— Begin Provided material —
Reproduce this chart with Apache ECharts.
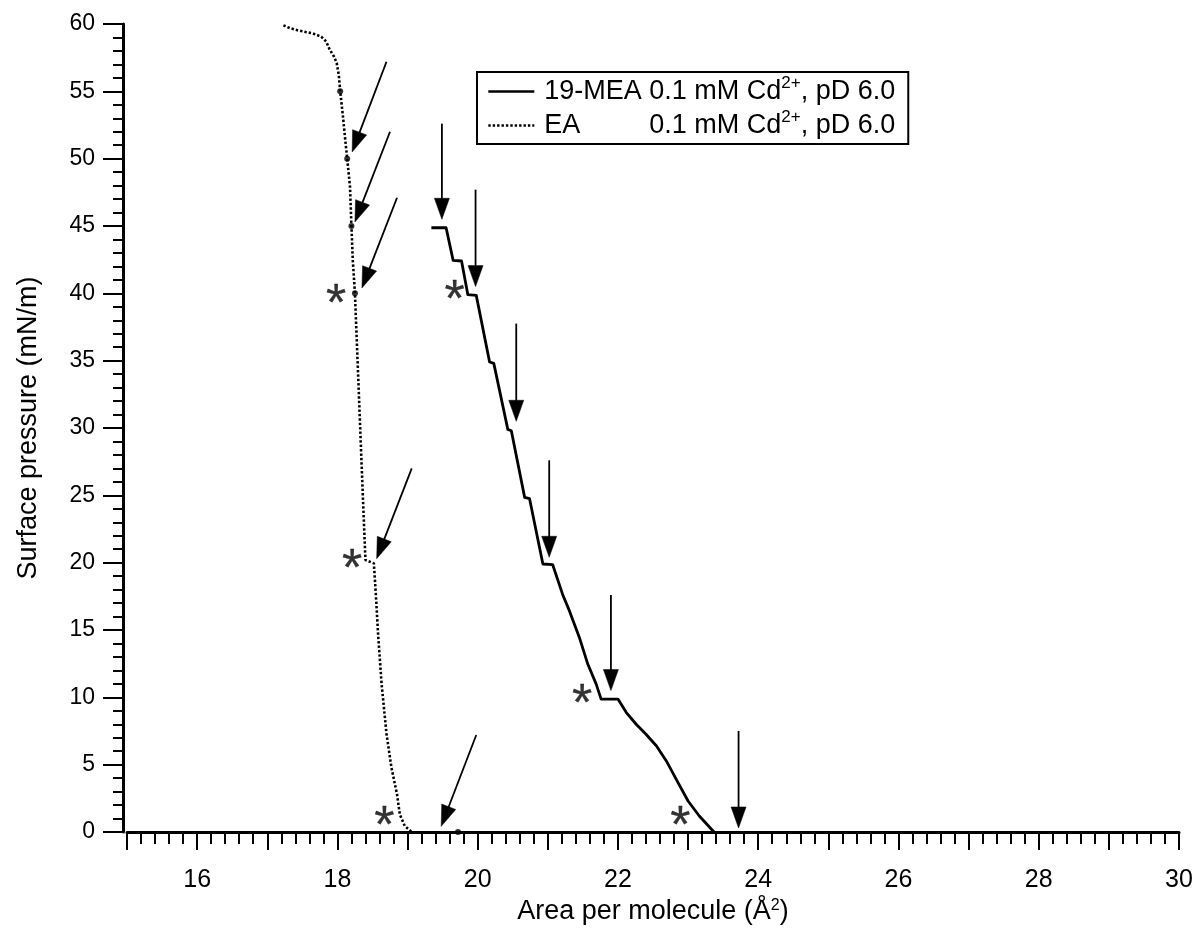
<!DOCTYPE html>
<html>
<head>
<meta charset="utf-8">
<script src="https://cdn.jsdelivr.net/npm/echarts@6/dist/echarts.min.js"></script>
<style>
html,body{margin:0;padding:0;background:#fff;}
#chart{width:1197px;height:932px;}
</style>
</head>
<body>
<div id="chart"></div>
<script>
// ---- data ----
const meaArea = [19.34,19.55,19.65,19.77,19.86,19.98,20.17,20.23,20.43,20.48,20.67,20.74,20.93,21.07,21.21,21.31,21.45,21.57,21.69,21.76,22.00,22.12,22.26,22.40,22.55,22.69,22.83,23.00,23.16,23.37];
const meaPressure = [44.87,44.87,42.45,42.40,39.90,39.85,34.90,34.80,29.90,29.80,24.85,24.75,19.90,19.85,17.66,16.40,14.45,12.47,10.98,9.87,9.87,8.87,8.00,7.26,6.39,5.28,3.92,2.30,1.19,0.00];

const eaArea = [17.23,17.32,17.42,17.55,17.65,17.77,17.84,17.89,17.95,17.99,18.02,18.04,18.08,18.11,18.14,18.18,18.20,18.22,18.25,18.28,18.31,18.34,18.37,18.40,18.52,18.55,18.58,18.63,18.70,18.77,18.85,18.89,18.96,19.06];
const eaPressure = [59.9,59.7,59.55,59.4,59.3,59.06,58.7,58.1,57.6,57.1,56.2,55.0,53.1,51.5,50.0,47.9,45.0,42.4,40.0,36.0,32.0,28.0,24.0,20.2,19.95,17.5,14.7,11.0,7.3,4.8,2.8,1.3,0.45,0.0];

const dotArea = [18.04,18.14,18.20,18.25,19.72];
const dotPressure = [55.0,50.0,45.0,40.0,0.0];

const arrowTailArea = [18.70,18.75,18.85,19.06,19.98,19.49,19.97,20.55,21.02,21.90,23.72];
const arrowTailPressure = [57.2,52.0,47.1,27.0,7.2,52.6,47.7,37.75,27.6,17.6,7.5];
const arrowTipArea = [18.21,18.25,18.35,18.56,19.48,19.49,19.97,20.55,21.02,21.90,23.72];
const arrowTipPressure = [50.5,45.3,40.4,20.3,0.42,45.5,40.5,30.5,20.4,10.5,0.3];

const starArea = [17.98,18.21,18.67,19.67,21.49,22.89];
const starPressure = [40.0,20.3,1.25,40.25,10.3,1.25];

const xTickLabels = ['16','18','20','22','24','26','28','30'];
const seriesNames = ['19-MEA','EA'];

// ---- chart ----
const FONT = 'Liberation Sans, Arial, sans-serif';
const chart = echarts.init(document.getElementById('chart'), null, {renderer:'canvas'});
const zip = (a,b) => a.map((v,i)=>[v,b[i]]);

const option = {
  backgroundColor:'#fff',
  animation:false,
  textStyle:{fontFamily:FONT,color:'#000'},
  grid:{left:127,right:18,top:24,bottom:100,containLabel:false},
  legend:{
    show:true,
    orient:'vertical',
    left:477, top:72,
    padding:[3,13,5,10],
    itemGap:4,
    itemWidth:46, itemHeight:14,
    borderColor:'#000', borderWidth:2,
    backgroundColor:'#fff',
    data:seriesNames,
    itemStyle:{opacity:0},
    lineStyle:{width:2.6},
    formatter:function(name){
      const lead = name === '19-MEA' ? '19-MEA' : 'EA';
      return '{a|' + lead + '}{b|0.1 mM Cd}{s|2+}{b|, pD 6.0}';
    },
    textStyle:{
      fontFamily:FONT, color:'#000', fontSize:27, padding:[0,0,0,5],
      rich:{
        a:{fontFamily:FONT,fontSize:27,color:'#000',width:105,lineHeight:33},
        b:{fontFamily:FONT,fontSize:27,color:'#000',lineHeight:33},
        s:{fontFamily:FONT,fontSize:17,color:'#000',lineHeight:14,verticalAlign:'top'}
      }
    }
  },
  xAxis:{
    type:'value', min:15, max:30, interval:1,
    name:'Area per molecule (Å{s|2})',
    nameLocation:'middle', nameGap:60,
    nameTextStyle:{fontFamily:FONT,fontSize:27,color:'#000',
      rich:{s:{fontFamily:FONT,fontSize:16,color:'#000',verticalAlign:'top',lineHeight:10}}},
    axisLine:{show:true,onZero:false,lineStyle:{color:'#000',width:3}},
    axisTick:{show:true,inside:false,length:18,lineStyle:{color:'#000',width:2}},
    minorTick:{show:true,splitNumber:5,length:12,lineStyle:{color:'#000',width:2}},
    splitLine:{show:false}, minorSplitLine:{show:false},
    axisLabel:{show:true,margin:36,fontFamily:FONT,fontSize:25,color:'#000',
      formatter:function(v){ const s=String(v); return xTickLabels.indexOf(s)>=0 ? s : ''; }}
  },
  yAxis:{
    type:'value', min:0, max:60, interval:5, offset:4,
    name:'Surface pressure (mN/m)',
    nameLocation:'middle', nameGap:81,
    nameTextStyle:{fontFamily:FONT,fontSize:27,color:'#000'},
    axisLine:{show:true,onZero:false,lineStyle:{color:'#000',width:3}},
    axisTick:{show:true,inside:false,length:20,lineStyle:{color:'#000',width:2}},
    minorTick:{show:true,splitNumber:5,length:10,lineStyle:{color:'#000',width:2}},
    splitLine:{show:false}, minorSplitLine:{show:false},
    axisLabel:{show:true,margin:28,fontFamily:FONT,fontSize:23,color:'#000'}
  },
  series:[
    {
      name:'19-MEA', type:'line', data:zip(meaArea,meaPressure),
      showSymbol:false, symbol:'none', smooth:false,
      lineStyle:{color:'#000',width:2.8,join:'round'},
      itemStyle:{color:'#000'}, z:3
    },
    {
      name:'EA', type:'line', data:zip(eaArea,eaPressure),
      showSymbol:false, symbol:'none', smooth:false,
      lineStyle:{color:'#000',width:2.6,type:[2.4,2]},
      itemStyle:{color:'#000'}, z:3
    },
    {
      name:'marks', type:'scatter', data:zip(dotArea,dotPressure),
      symbol:'circle', symbolSize:6, itemStyle:{color:'#000'}, z:4, silent:true
    },
    {
      name:'stars', type:'scatter', data:zip(starArea,starPressure),
      symbol:'circle', symbolSize:0, itemStyle:{color:'rgba(0,0,0,0)'}, z:5, silent:true,
      label:{show:true,position:'inside',formatter:'*',fontFamily:FONT,fontSize:52,color:'#000',
        textBorderColor:'#000',textBorderWidth:0.3,offset:[0,12]}
    },
    {
      name:'arrows', type:'custom', silent:true, z:6,
      data:arrowTailArea.map((a,i)=>[a,arrowTailPressure[i],arrowTipArea[i],arrowTipPressure[i]]),
      encode:{x:[0,2],y:[1,3]},
      renderItem:function(params, api){
        const s = api.coord([api.value(0), api.value(1)]);
        const t = api.coord([api.value(2), api.value(3)]);
        const dx = t[0]-s[0], dy = t[1]-s[1];
        const len = Math.hypot(dx,dy);
        const ux = dx/len, uy = dy/len, px = -uy, py = ux;
        const L = 21, W = 7.5;
        const bx = t[0]-ux*L, by = t[1]-uy*L;
        return {type:'group', children:[
          {type:'line', shape:{x1:s[0],y1:s[1],x2:bx+ux*3,y2:by+uy*3}, style:{stroke:'#000',lineWidth:1.8}},
          {type:'polygon', shape:{points:[[t[0],t[1]],[bx+px*W,by+py*W],[bx-px*W,by-py*W]]}, style:{fill:'#000',stroke:'#000',lineWidth:0.5}}
        ]};
      }
    }
  ]
};
chart.setOption(option);
</script>
</body>
</html>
— End Provided material —
Your objective:
Reproduce the material above from its first line through the line containing "const dotPressure = [55.0,50.0,45.0,40.0,0.0];", both ends included, and skip every picture.

Task output:
Reproduce this chart with Apache ECharts.
<!DOCTYPE html>
<html>
<head>
<meta charset="utf-8">
<script src="https://cdn.jsdelivr.net/npm/echarts@6/dist/echarts.min.js"></script>
<style>
html,body{margin:0;padding:0;background:#fff;}
#chart{width:1197px;height:932px;}
</style>
</head>
<body>
<div id="chart"></div>
<script>
// ---- data ----
const meaArea = [19.34,19.55,19.65,19.77,19.86,19.98,20.17,20.23,20.43,20.48,20.67,20.74,20.93,21.07,21.21,21.31,21.45,21.57,21.69,21.76,22.00,22.12,22.26,22.40,22.55,22.69,22.83,23.00,23.16,23.37];
const meaPressure = [44.87,44.87,42.45,42.40,39.90,39.85,34.90,34.80,29.90,29.80,24.85,24.75,19.90,19.85,17.66,16.40,14.45,12.47,10.98,9.87,9.87,8.87,8.00,7.26,6.39,5.28,3.92,2.30,1.19,0.00];

const eaArea = [17.23,17.32,17.42,17.55,17.65,17.77,17.84,17.89,17.95,17.99,18.02,18.04,18.08,18.11,18.14,18.18,18.20,18.22,18.25,18.28,18.31,18.34,18.37,18.40,18.52,18.55,18.58,18.63,18.70,18.77,18.85,18.89,18.96,19.06];
const eaPressure = [59.9,59.7,59.55,59.4,59.3,59.06,58.7,58.1,57.6,57.1,56.2,55.0,53.1,51.5,50.0,47.9,45.0,42.4,40.0,36.0,32.0,28.0,24.0,20.2,19.95,17.5,14.7,11.0,7.3,4.8,2.8,1.3,0.45,0.0];

const dotArea = [18.04,18.14,18.20,18.25,19.72];
const dotPressure = [55.0,50.0,45.0,40.0,0.0];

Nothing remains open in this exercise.